Copy out the listing that follows exactly, dropping every picture.

--- begin Collected data ---

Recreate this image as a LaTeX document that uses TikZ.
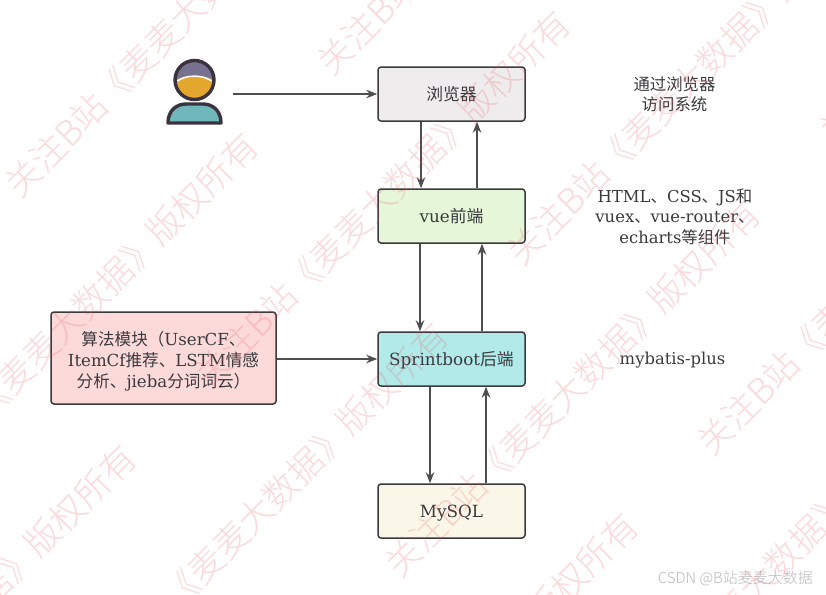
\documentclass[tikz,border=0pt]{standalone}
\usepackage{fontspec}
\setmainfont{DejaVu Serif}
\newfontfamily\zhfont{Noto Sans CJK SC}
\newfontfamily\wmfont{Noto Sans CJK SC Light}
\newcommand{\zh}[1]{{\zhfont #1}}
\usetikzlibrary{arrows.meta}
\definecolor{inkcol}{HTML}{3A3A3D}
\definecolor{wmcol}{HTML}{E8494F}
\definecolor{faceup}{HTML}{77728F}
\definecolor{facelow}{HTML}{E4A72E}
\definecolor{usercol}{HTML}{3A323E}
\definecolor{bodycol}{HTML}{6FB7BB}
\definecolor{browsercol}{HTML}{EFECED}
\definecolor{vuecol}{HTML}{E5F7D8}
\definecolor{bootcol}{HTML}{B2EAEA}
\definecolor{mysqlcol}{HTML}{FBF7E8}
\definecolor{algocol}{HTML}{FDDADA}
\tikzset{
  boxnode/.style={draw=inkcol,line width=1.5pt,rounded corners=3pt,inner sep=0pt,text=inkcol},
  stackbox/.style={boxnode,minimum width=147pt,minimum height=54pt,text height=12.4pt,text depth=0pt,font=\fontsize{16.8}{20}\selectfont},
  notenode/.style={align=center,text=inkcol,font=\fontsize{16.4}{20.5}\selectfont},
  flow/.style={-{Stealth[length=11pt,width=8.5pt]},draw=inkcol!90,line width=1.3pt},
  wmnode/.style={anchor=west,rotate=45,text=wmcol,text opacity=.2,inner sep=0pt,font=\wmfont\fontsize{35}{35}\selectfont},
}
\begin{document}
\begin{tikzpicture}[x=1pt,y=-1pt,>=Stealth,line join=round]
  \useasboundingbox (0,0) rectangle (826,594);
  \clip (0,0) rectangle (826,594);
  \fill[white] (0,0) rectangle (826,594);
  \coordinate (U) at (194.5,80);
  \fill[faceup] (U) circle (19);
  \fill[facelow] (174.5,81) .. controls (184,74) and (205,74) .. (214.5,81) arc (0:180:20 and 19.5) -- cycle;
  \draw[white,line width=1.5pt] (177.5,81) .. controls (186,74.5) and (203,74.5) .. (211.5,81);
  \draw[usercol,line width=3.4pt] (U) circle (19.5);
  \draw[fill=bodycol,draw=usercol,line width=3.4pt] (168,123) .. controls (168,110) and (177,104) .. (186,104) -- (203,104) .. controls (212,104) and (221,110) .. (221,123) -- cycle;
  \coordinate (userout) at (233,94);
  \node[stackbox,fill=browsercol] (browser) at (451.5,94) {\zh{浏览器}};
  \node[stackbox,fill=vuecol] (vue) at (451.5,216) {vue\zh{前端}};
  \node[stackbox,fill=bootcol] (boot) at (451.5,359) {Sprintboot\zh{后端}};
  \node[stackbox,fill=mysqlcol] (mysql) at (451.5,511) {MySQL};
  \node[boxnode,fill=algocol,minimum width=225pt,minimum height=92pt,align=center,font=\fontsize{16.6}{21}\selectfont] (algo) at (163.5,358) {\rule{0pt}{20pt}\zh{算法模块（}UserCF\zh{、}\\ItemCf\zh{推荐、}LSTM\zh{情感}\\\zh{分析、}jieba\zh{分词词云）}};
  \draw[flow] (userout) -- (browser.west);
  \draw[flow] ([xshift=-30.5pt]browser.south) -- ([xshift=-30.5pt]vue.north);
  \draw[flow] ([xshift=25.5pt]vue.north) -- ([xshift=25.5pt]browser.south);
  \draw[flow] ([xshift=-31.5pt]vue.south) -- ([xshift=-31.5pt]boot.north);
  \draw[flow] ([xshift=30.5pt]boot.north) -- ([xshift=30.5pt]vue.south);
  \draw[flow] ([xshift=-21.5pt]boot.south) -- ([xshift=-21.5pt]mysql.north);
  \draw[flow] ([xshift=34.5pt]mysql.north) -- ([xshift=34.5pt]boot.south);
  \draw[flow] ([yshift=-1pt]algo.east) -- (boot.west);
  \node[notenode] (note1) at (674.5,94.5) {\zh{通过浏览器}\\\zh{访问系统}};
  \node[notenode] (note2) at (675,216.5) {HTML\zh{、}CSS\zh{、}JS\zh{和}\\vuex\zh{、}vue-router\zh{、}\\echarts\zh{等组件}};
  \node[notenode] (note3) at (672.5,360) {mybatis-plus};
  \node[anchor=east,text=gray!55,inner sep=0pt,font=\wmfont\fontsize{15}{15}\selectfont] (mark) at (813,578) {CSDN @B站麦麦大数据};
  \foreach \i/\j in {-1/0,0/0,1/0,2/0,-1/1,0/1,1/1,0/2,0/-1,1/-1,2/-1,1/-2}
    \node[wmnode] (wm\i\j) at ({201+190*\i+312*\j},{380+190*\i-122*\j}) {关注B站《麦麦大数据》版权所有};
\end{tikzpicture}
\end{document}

--- end Collected data ---

*Answer for the task*.
Recreate this image as a LaTeX document that uses TikZ.
\documentclass[tikz,border=0pt]{standalone}
\usepackage{fontspec}
\setmainfont{DejaVu Serif}
\newfontfamily\zhfont{Noto Sans CJK SC}
\newfontfamily\wmfont{Noto Sans CJK SC Light}
\newcommand{\zh}[1]{{\zhfont #1}}
\usetikzlibrary{arrows.meta}
\definecolor{inkcol}{HTML}{3A3A3D}
\definecolor{wmcol}{HTML}{E8494F}
\definecolor{faceup}{HTML}{77728F}
\definecolor{facelow}{HTML}{E4A72E}
\definecolor{usercol}{HTML}{3A323E}
\definecolor{bodycol}{HTML}{6FB7BB}
\definecolor{browsercol}{HTML}{EFECED}
\definecolor{vuecol}{HTML}{E5F7D8}
\definecolor{bootcol}{HTML}{B2EAEA}
\definecolor{mysqlcol}{HTML}{FBF7E8}
\definecolor{algocol}{HTML}{FDDADA}
\tikzset{
  boxnode/.style={draw=inkcol,line width=1.5pt,rounded corners=3pt,inner sep=0pt,text=inkcol},
  stackbox/.style={boxnode,minimum width=147pt,minimum height=54pt,text height=12.4pt,text depth=0pt,font=\fontsize{16.8}{20}\selectfont},
  notenode/.style={align=center,text=inkcol,font=\fontsize{16.4}{20.5}\selectfont},
  flow/.style={-{Stealth[length=11pt,width=8.5pt]},draw=inkcol!90,line width=1.3pt},
  wmnode/.style={anchor=west,rotate=45,text=wmcol,text opacity=.2,inner sep=0pt,font=\wmfont\fontsize{35}{35}\selectfont},
}
\begin{document}
\begin{tikzpicture}[x=1pt,y=-1pt,>=Stealth,line join=round]
  \useasboundingbox (0,0) rectangle (826,594);
  \clip (0,0) rectangle (826,594);
  \fill[white] (0,0) rectangle (826,594);
  \coordinate (U) at (194.5,80);
  \fill[faceup] (U) circle (19);
  \fill[facelow] (174.5,81) .. controls (184,74) and (205,74) .. (214.5,81) arc (0:180:20 and 19.5) -- cycle;
  \draw[white,line width=1.5pt] (177.5,81) .. controls (186,74.5) and (203,74.5) .. (211.5,81);
  \draw[usercol,line width=3.4pt] (U) circle (19.5);
  \draw[fill=bodycol,draw=usercol,line width=3.4pt] (168,123) .. controls (168,110) and (177,104) .. (186,104) -- (203,104) .. controls (212,104) and (221,110) .. (221,123) -- cycle;
  \coordinate (userout) at (233,94);
  \node[stackbox,fill=browsercol] (browser) at (451.5,94) {\zh{浏览器}};
  \node[stackbox,fill=vuecol] (vue) at (451.5,216) {vue\zh{前端}};
  \node[stackbox,fill=bootcol] (boot) at (451.5,359) {Sprintboot\zh{后端}};
  \node[stackbox,fill=mysqlcol] (mysql) at (451.5,511) {MySQL};
  \node[boxnode,fill=algocol,minimum width=225pt,minimum height=92pt,align=center,font=\fontsize{16.6}{21}\selectfont] (algo) at (163.5,358) {\rule{0pt}{20pt}\zh{算法模块（}UserCF\zh{、}\\ItemCf\zh{推荐、}LSTM\zh{情感}\\\zh{分析、}jieba\zh{分词词云）}};
  \draw[flow] (userout) -- (browser.west);
  \draw[flow] ([xshift=-30.5pt]browser.south) -- ([xshift=-30.5pt]vue.north);
  \draw[flow] ([xshift=25.5pt]vue.north) -- ([xshift=25.5pt]browser.south);
  \draw[flow] ([xshift=-31.5pt]vue.south) -- ([xshift=-31.5pt]boot.north);
  \draw[flow] ([xshift=30.5pt]boot.north) -- ([xshift=30.5pt]vue.south);
  \draw[flow] ([xshift=-21.5pt]boot.south) -- ([xshift=-21.5pt]mysql.north);
  \draw[flow] ([xshift=34.5pt]mysql.north) -- ([xshift=34.5pt]boot.south);
  \draw[flow] ([yshift=-1pt]algo.east) -- (boot.west);
  \node[notenode] (note1) at (674.5,94.5) {\zh{通过浏览器}\\\zh{访问系统}};
  \node[notenode] (note2) at (675,216.5) {HTML\zh{、}CSS\zh{、}JS\zh{和}\\vuex\zh{、}vue-router\zh{、}\\echarts\zh{等组件}};
  \node[notenode] (note3) at (672.5,360) {mybatis-plus};
  \node[anchor=east,text=gray!55,inner sep=0pt,font=\wmfont\fontsize{15}{15}\selectfont] (mark) at (813,578) {CSDN @B站麦麦大数据};
  \foreach \i/\j in {-1/0,0/0,1/0,2/0,-1/1,0/1,1/1,0/2,0/-1,1/-1,2/-1,1/-2}
    \node[wmnode] (wm\i\j) at ({201+190*\i+312*\j},{380+190*\i-122*\j}) {关注B站《麦麦大数据》版权所有};
\end{tikzpicture}
\end{document}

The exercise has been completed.